▶ **THE EXERCISE**
Restate, exactly and without pictures, the lines from the start of the listing below through the line holding "const yTicks = [0.70, 0.75, 0.80, 0.85, 0.90, 0.95, 1.00, 1.05];".

---+---

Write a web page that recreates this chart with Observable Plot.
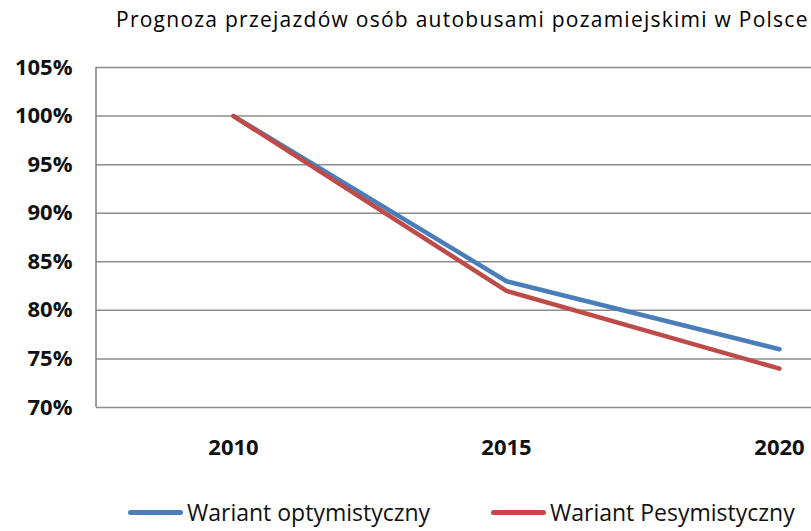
<!DOCTYPE html>
<html><head><meta charset="utf-8">
<script src="https://cdn.jsdelivr.net/npm/d3@7"></script>
<script src="https://cdn.jsdelivr.net/npm/@observablehq/plot@0.6"></script>
<style>
body{margin:0;background:#fff;width:811px;height:531px;overflow:hidden;font-family:"Open Sans",sans-serif;}
#title{height:50px;box-sizing:border-box;padding-top:4px;padding-left:116px;font-size:21px;line-height:30px;letter-spacing:1.25px;white-space:nowrap;color:#000;}
#legend{position:relative;height:41px;font-size:23px;white-space:nowrap;color:#111;}
.item{position:absolute;top:7px;display:flex;align-items:center;line-height:30px;}
.sw{display:inline-block;width:55px;height:5px;border-radius:3px;margin-right:4px;}
</style></head><body>
<div id="title">Prognoza przejazdów osób autobusami pozamiejskimi w Polsce</div>
<div id="chart"></div>
<div id="legend"></div>
<script>
const years = ["2010", "2015", "2020"];
const optimistic = [1.00, 0.83, 0.76];
const pessimistic = [1.00, 0.82, 0.74];
const seriesNames = ["Wariant optymistyczny", "Wariant Pesymistyczny"];
const seriesColors = ["#4a7ebb", "#be4b48"];
const yTicks = [0.70, 0.75, 0.80, 0.85, 0.90, 0.95, 1.00, 1.05];

const rows = [];
years.forEach((y, i) => {
  rows.push({year: y, value: optimistic[i], series: seriesNames[0]});
  rows.push({year: y, value: pessimistic[i], series: seriesNames[1]});
});

const chart = Plot.plot({
  width: 811,
  height: 440,
  marginLeft: 96,
  marginRight: -104,
  marginTop: 17,
  marginBottom: 83,
  style: {fontFamily: "Open Sans, sans-serif", fontSize: "22px", fontWeight: "bold", color: "#111", background: "#fff"},
  x: {type: "point", domain: years, padding: 0.5, label: null, tickSize: 0, tickPadding: 32},
  y: {domain: [0.70, 1.05], ticks: yTicks, tickFormat: d => Math.round(d * 100) + "%", label: null, tickSize: 0, tickPadding: 24},
  color: {domain: seriesNames, range: seriesColors},
  marks: [
    Plot.ruleY(yTicks, {stroke: "#8c8c8c", strokeWidth: 1.5, strokeOpacity: 1}),
    Plot.line(rows, {x: "year", y: "value", z: "series", stroke: "series", strokeWidth: 4.5, strokeLinecap: "round", strokeLinejoin: "round"})
  ]
});
// left axis line
const svg = d3.select(chart);
svg.append("line").attr("x1", 96).attr("x2", 96).attr("y1", 17).attr("y2", 357)
  .attr("stroke", "#7f7f7f").attr("stroke-width", 1.5);
svg.style("overflow", "hidden");
document.getElementById("chart").appendChild(chart);

const legend = document.getElementById("legend");
const lefts = [128, 491];
seriesNames.forEach((n, i) => {
  const d = document.createElement("div");
  d.className = "item";
  d.style.left = lefts[i] + "px";
  d.innerHTML = `<span class="sw" style="background:${seriesColors[i]}"></span><span>${n}</span>`;
  legend.appendChild(d);
});
</script>
</body></html>
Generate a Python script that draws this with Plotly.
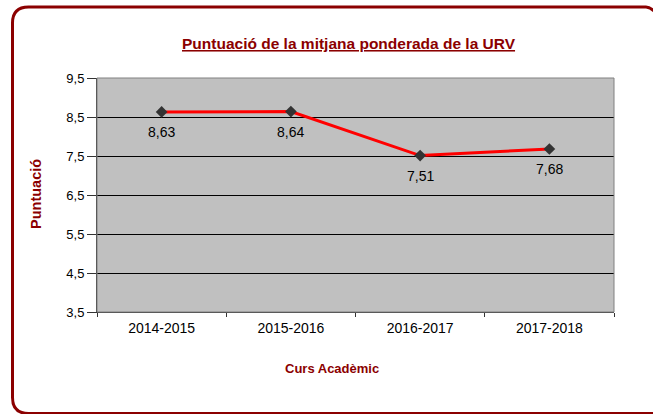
import plotly.graph_objects as go

categories = ["2014-2015", "2015-2016", "2016-2017", "2017-2018"]
values = [8.63, 8.64, 7.51, 7.68]
value_labels = ["8,63", "8,64", "7,51", "7,68"]
ytick_vals = [3.5, 4.5, 5.5, 6.5, 7.5, 8.5, 9.5]
ytick_text = ["3,5", "4,5", "5,5", "6,5", "7,5", "8,5", "9,5"]

W, H = 653, 414
L, R, T, B = 97, 614, 78, 312
pw, ph = R - L, B - T

def px(x):
    return (x - L) / pw

def py(y):
    return (B - y) / ph

DARK = "#8B0000"
FONT = "Liberation Sans, Arial, sans-serif"

fig = go.Figure()
fig.add_trace(go.Scatter(
    x=categories, y=values, mode="lines+markers",
    line=dict(color="#FF0000", width=3),
    marker=dict(symbol="diamond", size=9, color="#333333"),
    hoverinfo="skip", cliponaxis=False,
))

annotations = [
    dict(x=c, y=v, xref="x", yref="y", text=t, showarrow=False,
         yshift=-20, xanchor="center", yanchor="middle",
         font=dict(family=FONT, size=14, color="#000000"))
    for c, v, t in zip(categories, values, value_labels)
]

# rounded outer border
x0, x1, y0, y1, r = 12.5, 670, 7, 413.5, 16
path = (f"M {px(x0)},{py(y0 + r)} L {px(x0)},{py(y1 - r)} "
        f"Q {px(x0)},{py(y1)} {px(x0 + r)},{py(y1)} L {px(x1)},{py(y1)} "
        f"M {px(x0)},{py(y0 + r)} Q {px(x0)},{py(y0)} {px(x0 + r)},{py(y0)} L {px(x1 - 24)},{py(y0)} "
        f"Q {px(x1 - 20)},{py(y0)} {px(x1 - 16)},{py(y0 + 4)}")
fig.add_shape(type="path", path=path, xref="paper", yref="paper",
              line=dict(color=DARK, width=3), layer="below")

annotations += [
    dict(text="<u><b>Puntuació de la mitjana ponderada de la URV</b></u>",
         xref="paper", yref="paper", x=px(348.5), y=py(43),
         xanchor="center", yanchor="middle", showarrow=False,
         font=dict(family=FONT, size=15.5, color=DARK)),
    dict(text="<b>Puntuació</b>", xref="paper", yref="paper",
         x=px(36), y=py(194), xanchor="center", yanchor="middle",
         textangle=-90, showarrow=False,
         font=dict(family=FONT, size=14.5, color=DARK)),
    dict(text="<b>Curs Acadèmic</b>", xref="paper", yref="paper",
         x=px(331.5), y=py(368), xanchor="center", yanchor="middle",
         showarrow=False, font=dict(family=FONT, size=13, color=DARK)),
]

fig.update_layout(
    width=W, height=H,
    margin=dict(l=L, r=W - R, t=T, b=H - B, pad=0),
    paper_bgcolor="white", plot_bgcolor="#C0C0C0",
    showlegend=False,
    separators=",.",
    font=dict(family=FONT, size=12, color="#000000"),
    xaxis=dict(
        type="category", range=[-0.5, 3.5], showgrid=False,
        tickson="boundaries", ticks="outside", ticklen=4, tickcolor="#333333",
        ticklabelstandoff=3,
        showline=True, linecolor="#333333", linewidth=1, mirror=False,
        tickfont=dict(family=FONT, size=14, color="#000000"),
        zeroline=False,
    ),
    yaxis=dict(
        range=[3.5, 9.5], tickvals=ytick_vals, ticktext=ytick_text,
        ticks="outside", ticklen=9, tickcolor="#333333",
        showgrid=True, gridcolor="#000000", gridwidth=1,
        showline=True, linecolor="#333333", linewidth=1,
        tickfont=dict(family=FONT, size=13, color="#000000"),
        zeroline=False,
    ),
    annotations=annotations,
)
# gray frame of the plot area
fig.add_shape(type="rect", xref="paper", yref="paper", x0=0, x1=1, y0=0, y1=1,
              line=dict(color="#808080", width=1), layer="above")

fig.write_html("out.html", config={"displayModeBar": False},
               post_script="document.body.style.margin='0px';document.body.style.overflow='hidden';")
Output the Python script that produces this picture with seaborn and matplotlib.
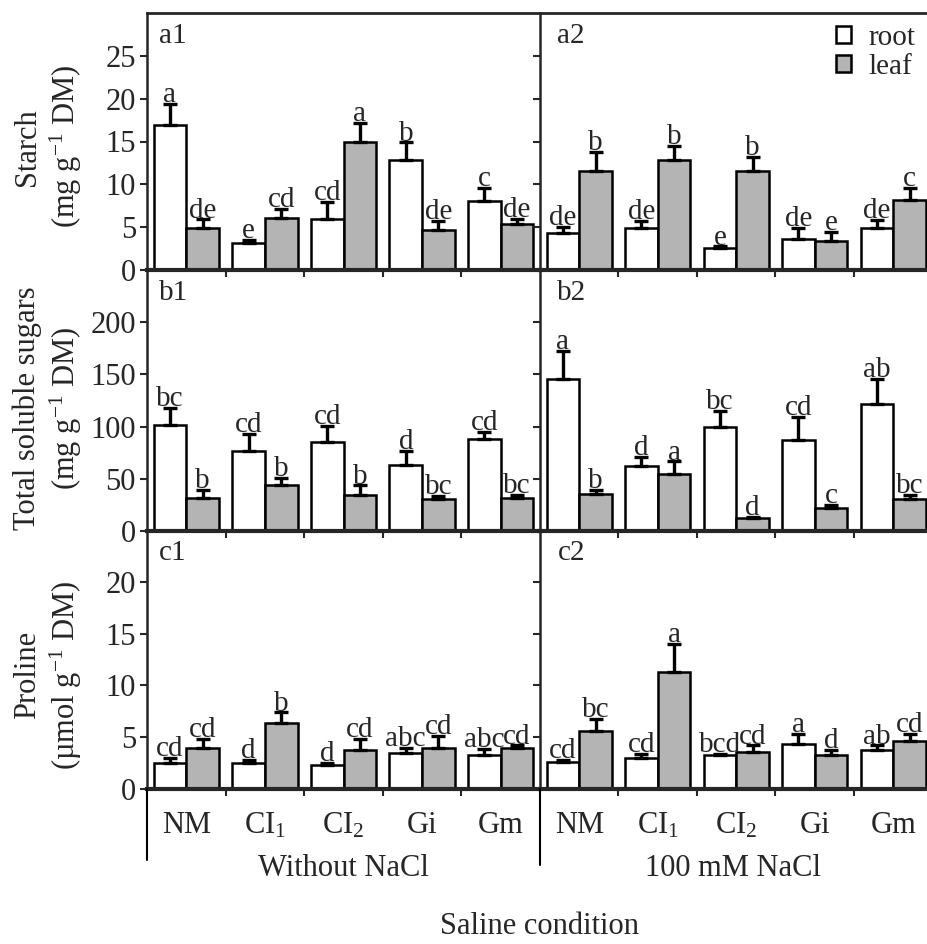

---+---

▶ **THE ANSWER**
Write a web page that recreates this chart with Observable Plot.
<!DOCTYPE html>
<html><head><meta charset="utf-8">
<script src="https://cdn.jsdelivr.net/npm/d3@7"></script>
<script src="https://cdn.jsdelivr.net/npm/@observablehq/plot@0.6"></script>
<style>
body{margin:0;background:#fff;width:811px;height:531px;overflow:hidden;font-family:"Open Sans",sans-serif;}
#title{height:50px;box-sizing:border-box;padding-top:4px;padding-left:116px;font-size:21px;line-height:30px;letter-spacing:1.25px;white-space:nowrap;color:#000;}
#legend{position:relative;height:41px;font-size:23px;white-space:nowrap;color:#111;}
.item{position:absolute;top:7px;display:flex;align-items:center;line-height:30px;}
.sw{display:inline-block;width:55px;height:5px;border-radius:3px;margin-right:4px;}
</style></head><body>
<div id="title">Prognoza przejazdów osób autobusami pozamiejskimi w Polsce</div>
<div id="chart"></div>
<div id="legend"></div>
<script>
const years = ["2010", "2015", "2020"];
const optimistic = [1.00, 0.83, 0.76];
const pessimistic = [1.00, 0.82, 0.74];
const seriesNames = ["Wariant optymistyczny", "Wariant Pesymistyczny"];
const seriesColors = ["#4a7ebb", "#be4b48"];
const yTicks = [0.70, 0.75, 0.80, 0.85, 0.90, 0.95, 1.00, 1.05];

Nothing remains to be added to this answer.